Tastes like chicken
Snakes have long been prized in Asia, where they are used in traditional medicines, as well as in dishes such as Hong Kong’s famed snake soup. In recent years, snake farms have sprung up across Southeast Asia and China, catering to growing demand for snake meat and skins, used in luxury leather goods.
During his research, Natusch ate snake barbecued, sauteed on skewers, in curries and as jerky. He described the taste as similar to chicken, but a little more gamy. Because snakes don’t have limbs, very little is wasted in butchering, he said. And it is remarkably easy to fillet: “You just bring your knife along that backstrap and you get a four-meter-long piece of meat.”
Even so, Natusch acknowledges that snakes are unlikely to form a big part of Western diets any time soon. In his native Australia, he said, “the only good snake is a dead snake. People are pretty afraid of them.” (Pythons are nonvenomous and generally slow-moving, but they do have large teeth and may bite if provoked. They have been known to eat small pets including cats and dogs.)
In the United States, Burmese pythons are considered an invasive species, having proliferated in Florida’s Everglades, where they are hunted to cull the population. In a study last year, the U.S. Geological Survey described Florida’s python problem as “one of the most challenging invasive species management issues worldwide.”

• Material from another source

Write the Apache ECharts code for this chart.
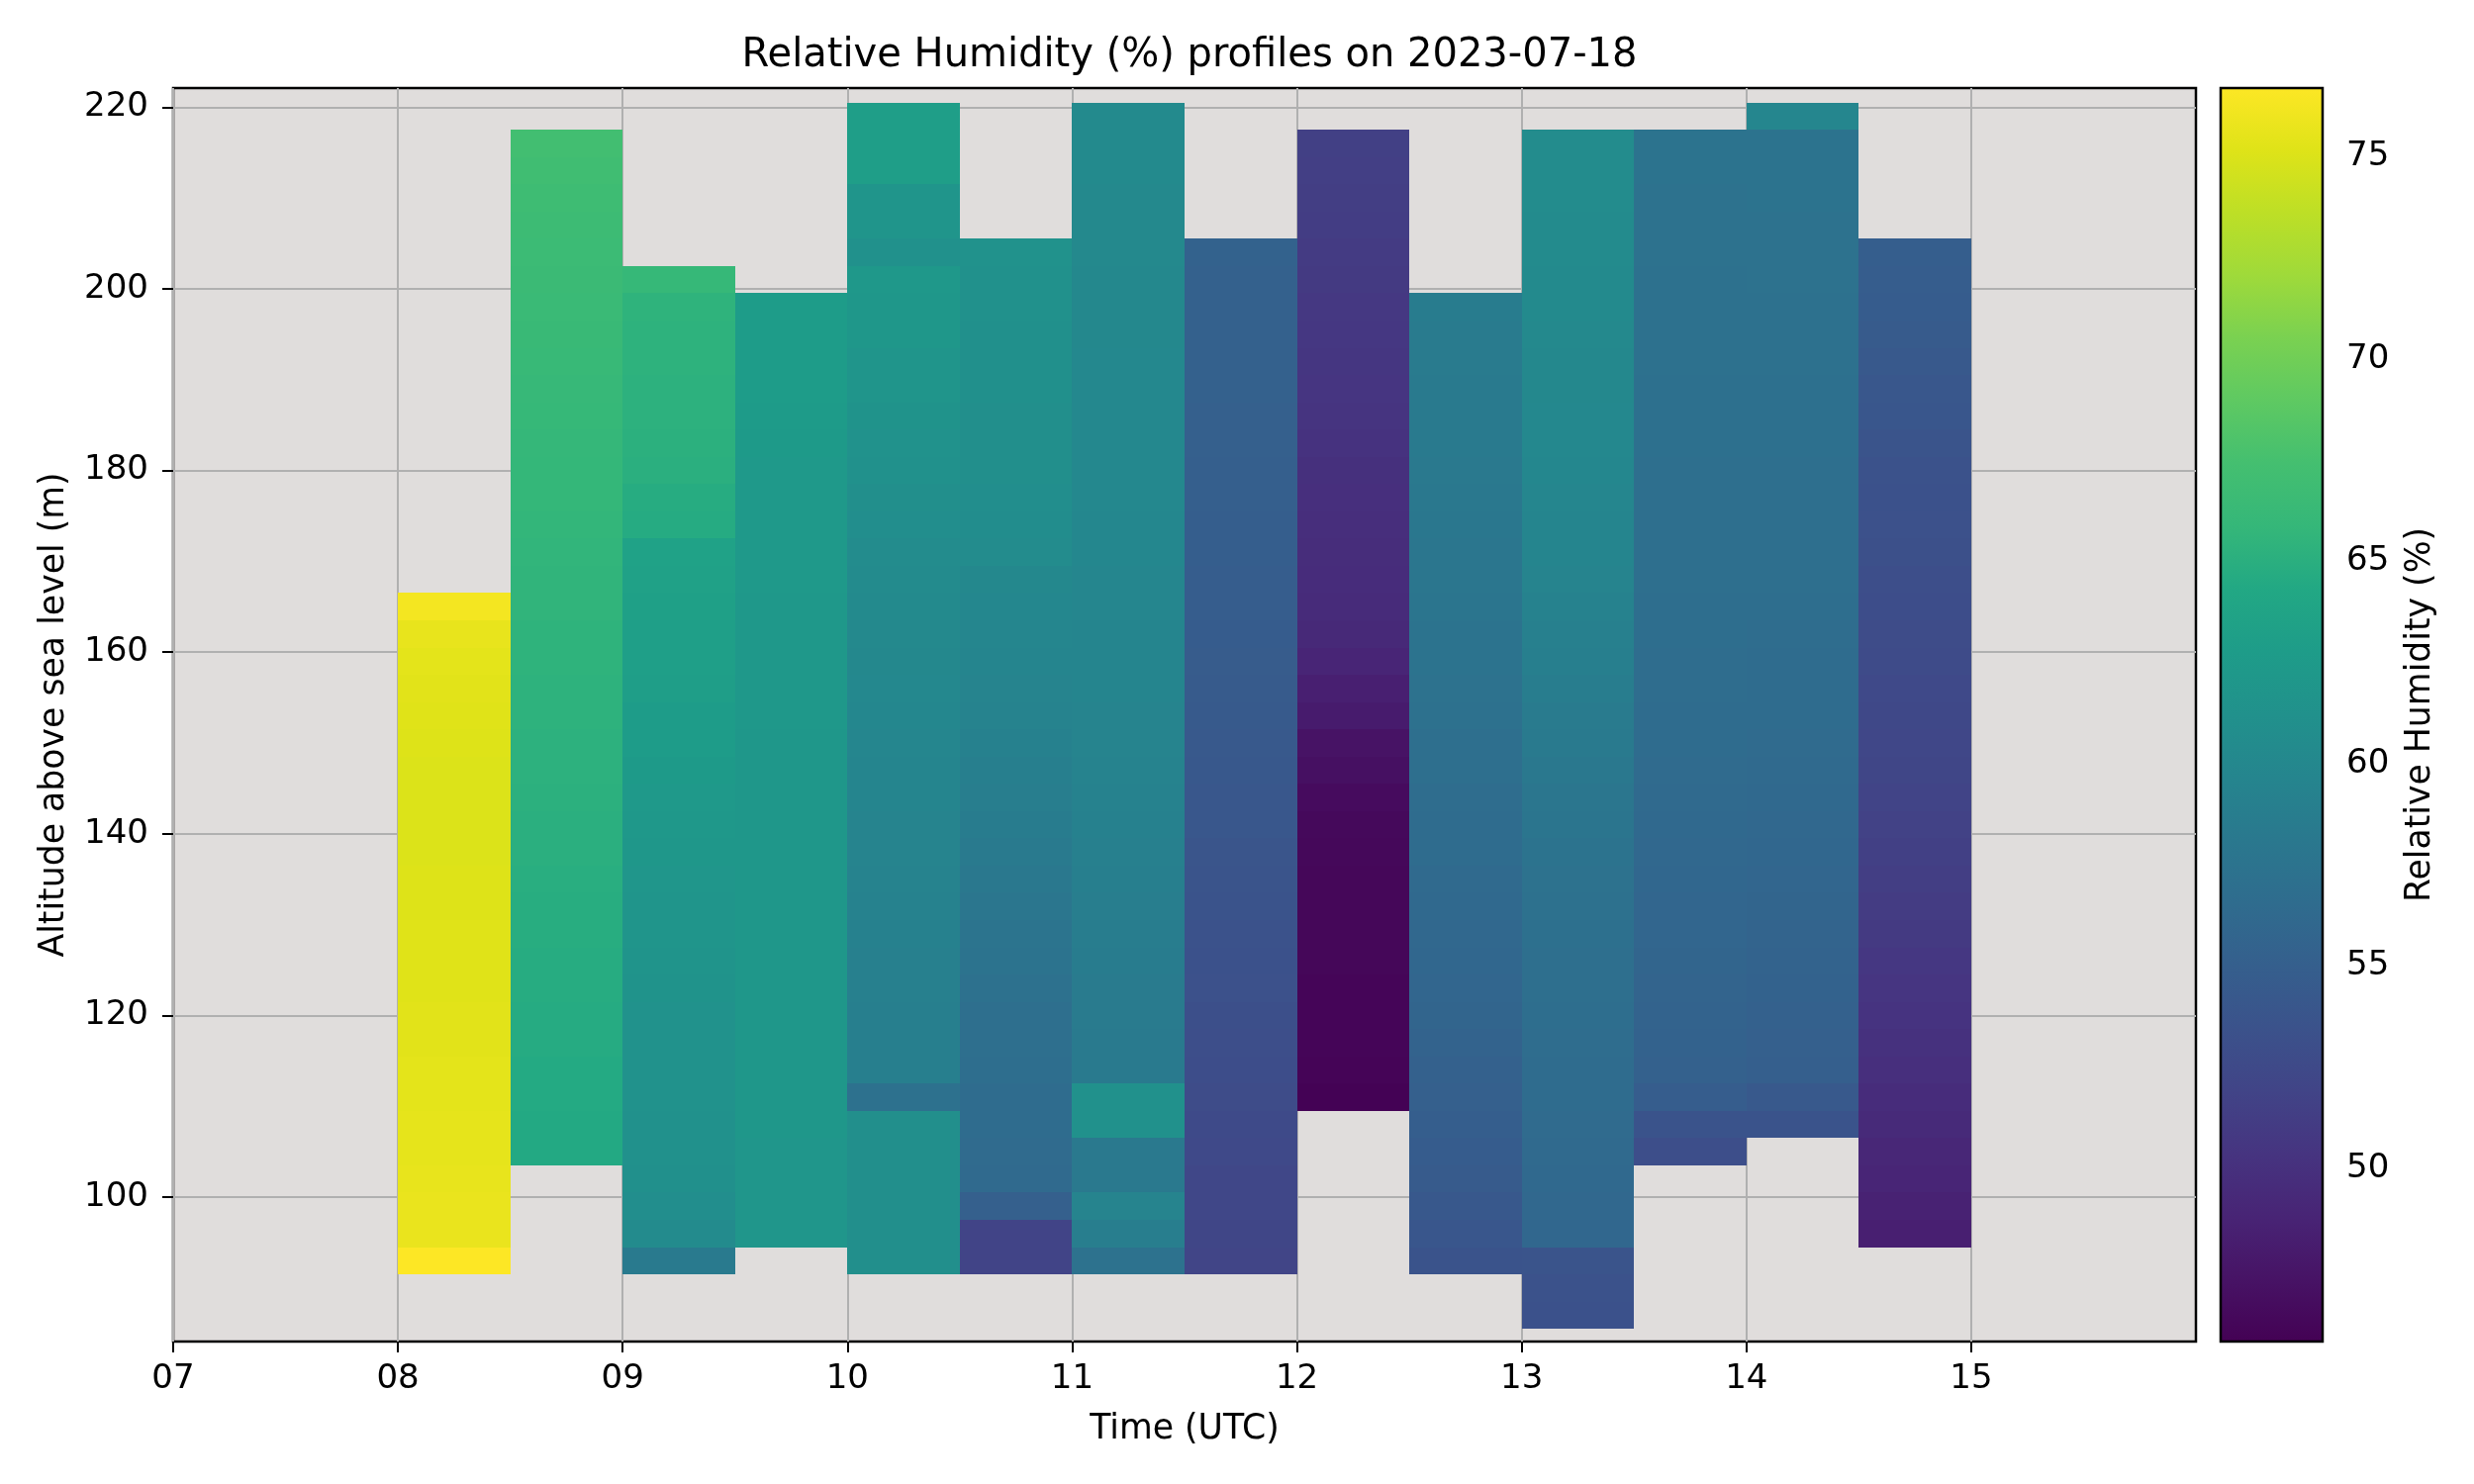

Because store-bought meat is relatively inexpensive and easier to come by than catching these slippery creatures, Natusch doesn’t envision a future in which snake farming becomes a fix to America’s python woes. But he does see the snakes as a potential climate solution for farmers in places like Africa, where food insecurity is a growing problem as climate disasters outpace any innovation in farming techniques.